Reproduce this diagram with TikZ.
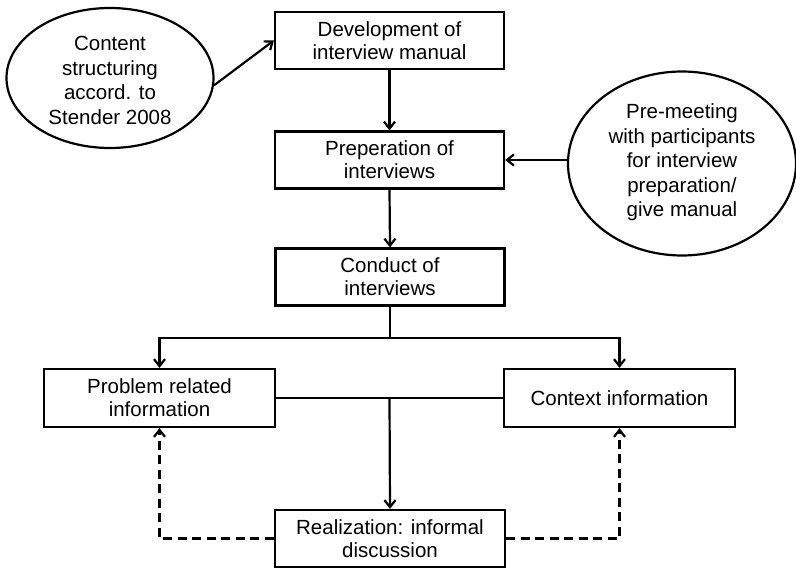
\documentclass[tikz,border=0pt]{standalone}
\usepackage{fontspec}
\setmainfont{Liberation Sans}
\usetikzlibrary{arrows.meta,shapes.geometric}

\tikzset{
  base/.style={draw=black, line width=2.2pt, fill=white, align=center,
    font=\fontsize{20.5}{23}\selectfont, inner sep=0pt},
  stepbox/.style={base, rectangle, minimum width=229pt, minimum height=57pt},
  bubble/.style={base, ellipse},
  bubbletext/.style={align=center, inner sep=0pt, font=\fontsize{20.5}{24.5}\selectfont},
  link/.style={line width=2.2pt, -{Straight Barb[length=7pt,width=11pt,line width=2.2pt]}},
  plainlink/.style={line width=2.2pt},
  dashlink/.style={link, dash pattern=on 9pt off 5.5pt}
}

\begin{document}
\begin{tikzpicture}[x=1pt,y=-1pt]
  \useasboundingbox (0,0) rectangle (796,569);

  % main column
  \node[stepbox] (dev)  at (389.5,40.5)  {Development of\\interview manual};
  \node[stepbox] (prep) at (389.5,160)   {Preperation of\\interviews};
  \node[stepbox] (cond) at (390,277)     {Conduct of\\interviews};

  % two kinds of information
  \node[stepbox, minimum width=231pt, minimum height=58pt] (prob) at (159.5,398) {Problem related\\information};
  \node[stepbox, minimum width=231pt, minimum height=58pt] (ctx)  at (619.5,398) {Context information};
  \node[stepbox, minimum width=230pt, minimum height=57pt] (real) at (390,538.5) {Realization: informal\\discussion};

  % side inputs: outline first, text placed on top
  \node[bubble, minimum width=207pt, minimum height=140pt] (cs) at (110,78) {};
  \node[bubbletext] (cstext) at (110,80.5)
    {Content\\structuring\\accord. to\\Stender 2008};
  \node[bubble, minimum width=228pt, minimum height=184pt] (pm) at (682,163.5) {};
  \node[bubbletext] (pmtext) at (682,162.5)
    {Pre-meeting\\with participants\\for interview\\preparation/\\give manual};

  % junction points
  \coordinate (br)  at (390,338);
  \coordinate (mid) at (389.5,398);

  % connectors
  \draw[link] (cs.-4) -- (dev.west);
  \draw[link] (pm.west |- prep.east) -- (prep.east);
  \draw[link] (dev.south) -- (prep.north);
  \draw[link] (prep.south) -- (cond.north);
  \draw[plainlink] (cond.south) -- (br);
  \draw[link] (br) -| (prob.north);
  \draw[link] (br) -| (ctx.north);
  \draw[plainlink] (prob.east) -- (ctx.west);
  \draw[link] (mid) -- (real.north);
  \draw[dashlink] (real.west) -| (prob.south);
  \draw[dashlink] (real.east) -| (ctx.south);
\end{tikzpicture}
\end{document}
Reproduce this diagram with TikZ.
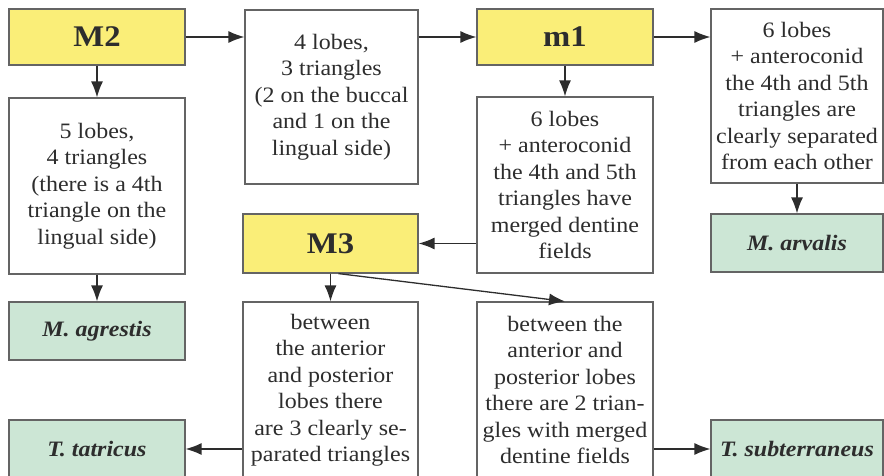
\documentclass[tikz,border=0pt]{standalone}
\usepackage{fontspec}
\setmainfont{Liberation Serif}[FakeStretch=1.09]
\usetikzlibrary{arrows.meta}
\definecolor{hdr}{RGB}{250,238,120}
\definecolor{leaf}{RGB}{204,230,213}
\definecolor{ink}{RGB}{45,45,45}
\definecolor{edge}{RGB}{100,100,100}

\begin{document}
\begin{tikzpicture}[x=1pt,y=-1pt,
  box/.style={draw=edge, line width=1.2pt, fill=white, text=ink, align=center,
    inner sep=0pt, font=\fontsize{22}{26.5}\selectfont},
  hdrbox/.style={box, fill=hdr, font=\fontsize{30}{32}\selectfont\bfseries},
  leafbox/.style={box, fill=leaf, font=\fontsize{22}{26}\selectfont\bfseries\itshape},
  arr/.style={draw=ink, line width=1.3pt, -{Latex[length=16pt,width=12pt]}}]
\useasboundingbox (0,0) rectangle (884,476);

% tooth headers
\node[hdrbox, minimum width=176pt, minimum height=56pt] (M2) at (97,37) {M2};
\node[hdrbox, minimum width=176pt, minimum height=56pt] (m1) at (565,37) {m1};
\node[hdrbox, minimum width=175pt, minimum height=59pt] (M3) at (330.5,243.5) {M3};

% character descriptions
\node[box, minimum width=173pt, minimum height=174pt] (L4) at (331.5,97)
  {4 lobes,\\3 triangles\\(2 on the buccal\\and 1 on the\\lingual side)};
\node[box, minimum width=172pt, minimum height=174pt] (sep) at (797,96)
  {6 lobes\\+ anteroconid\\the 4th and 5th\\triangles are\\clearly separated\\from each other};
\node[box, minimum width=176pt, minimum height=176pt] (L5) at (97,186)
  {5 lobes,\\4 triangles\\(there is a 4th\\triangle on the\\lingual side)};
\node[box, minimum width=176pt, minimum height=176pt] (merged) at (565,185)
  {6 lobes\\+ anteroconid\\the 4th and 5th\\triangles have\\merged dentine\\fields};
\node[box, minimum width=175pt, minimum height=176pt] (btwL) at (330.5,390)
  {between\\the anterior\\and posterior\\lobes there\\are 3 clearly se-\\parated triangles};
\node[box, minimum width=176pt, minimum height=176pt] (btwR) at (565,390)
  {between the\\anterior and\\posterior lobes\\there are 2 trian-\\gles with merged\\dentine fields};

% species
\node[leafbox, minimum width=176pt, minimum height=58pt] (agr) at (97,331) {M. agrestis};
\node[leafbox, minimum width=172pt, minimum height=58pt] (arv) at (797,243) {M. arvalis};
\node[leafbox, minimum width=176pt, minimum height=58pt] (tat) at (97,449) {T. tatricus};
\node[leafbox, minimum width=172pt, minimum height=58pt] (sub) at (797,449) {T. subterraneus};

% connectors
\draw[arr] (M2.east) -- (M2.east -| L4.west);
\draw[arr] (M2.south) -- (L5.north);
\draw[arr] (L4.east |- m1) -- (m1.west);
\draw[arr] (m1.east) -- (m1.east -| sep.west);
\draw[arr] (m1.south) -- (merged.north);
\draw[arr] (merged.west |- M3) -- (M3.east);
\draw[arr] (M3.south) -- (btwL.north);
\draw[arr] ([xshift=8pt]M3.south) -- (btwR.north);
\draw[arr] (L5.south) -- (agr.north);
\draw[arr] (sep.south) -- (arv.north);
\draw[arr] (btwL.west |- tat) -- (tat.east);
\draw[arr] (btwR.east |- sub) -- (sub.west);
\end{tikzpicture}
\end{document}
····················
What the exercise asks: Read the lines above. Gather those in which the string "with" is found.

Result of the exercise:
Reproduce this diagram with TikZ.
    {Pre-meeting\\with participants\\for interview\\preparation/\\give manual};
Reproduce this diagram with TikZ.
  {between the\\anterior and\\posterior lobes\\there are 2 trian-\\gles with merged\\dentine fields};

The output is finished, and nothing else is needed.